India. Into:
I've just returned from India. My first trip abroad, using my first ever passport. It was an incredible and overwhelming experience which I am even now still absorbing and making heads or "tales" of.
I told myself that when I finally did travel I'd like to really go somewhere. With the encouragement and well traveled enthusiasm of my sweet man I was supported in this endeavor and it happened.
India, from what little I saw of it, seems to be a place of juxtapositions. It's a place where beauty and filth collide and get tangled up in eachother. You can find yourself feeling awe and nausea from moment to moment.
It seems like it would be very hard, as an outsider and an american, to truly feel like a part of the Indian culture. Many of the people there are struggling in ways we will never know. That's not to say that people there don't seem happy or lively, au contriar, but they definately see us westerners as a financial opportunity in a place of few. While I can't hold it against anyone, it did dissapoint me to find it so difficult to bond with anyone aside from the wealthier Indians. Two weeks is such a short time, I'm sure more time and familiarity would help but I still found it evident that there would have to be a great deal of skeptism in the initial mix of mixings, before a genuine freindship based on friendship alone could be achieved. And I say that on both sides because I'm sure there is a great deal of exploitation that arises when westerners come to India and see the people as a fetish or a curiosity or worse:an opporunity to seem interesting in the mingling, rather than our fellow brothers and sisters.
For me the trip to India was a chance to feel new vibrations. I felt and remembered a lot of things I haven't conjured up for years if at all. It made me feel very helpless but also very introspective to have so little control over my environment.

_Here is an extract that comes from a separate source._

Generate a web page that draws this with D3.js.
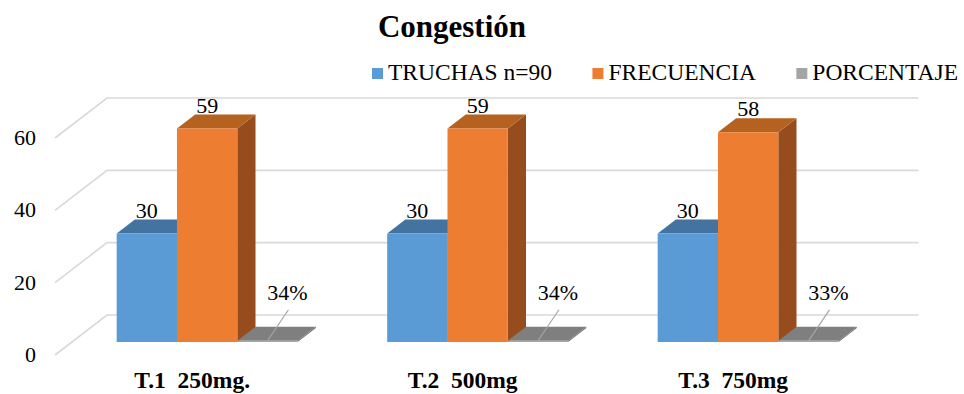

On our last night before leaving Jaipur for Goa, a place to regroup, we sat on the steps at the largest movie theater there and watched the crowd. We had some time to kill before our train. I looked into the circus and noticed a man parked out front with his son. His son looked about 4 or 5 and was lying down in a stroller and wrapped in a blanket. The father was feeding him water and alternately both were begging to anyone who passed by. In between passers by they would rest and wait. This struck a huge nerve in me. We had seen lots of beggers everywhere in India. Many much more destitue and heartbreaking than these two. They were not the dirtiest nor the most poverty stricken people I'd seen. Yet for me this conjured up a very personal memory that I must have buried deep. I remembered being about 4 years old myself. My sister and I were in a double stroller.it was around dusk and getting darker as my mother pushed us beyond the enterance to the trailer park and out into the night. I noticed her putting her hand out. The desperation in her as she asked complete strangers she passed for a little money or food to feed us with. She and my father had seperated at the time and though it didn't last, things at that time were very uncertain. It connected me to the man and his little boy in a way I've never experienced before, this flashback. I felt less alien in that moment than any I experienced in India. I cried, and though I couldn't give anything to the two, for fear of encouraging begging to possibly corrupt degrees, in my heart I gave the two my deepest feelings of empathy and wishes for easier days.
I appreciate my good fortune and am very grateful to have overcome some of my more struggling days. I wish it were this easy for everyone. Love to all.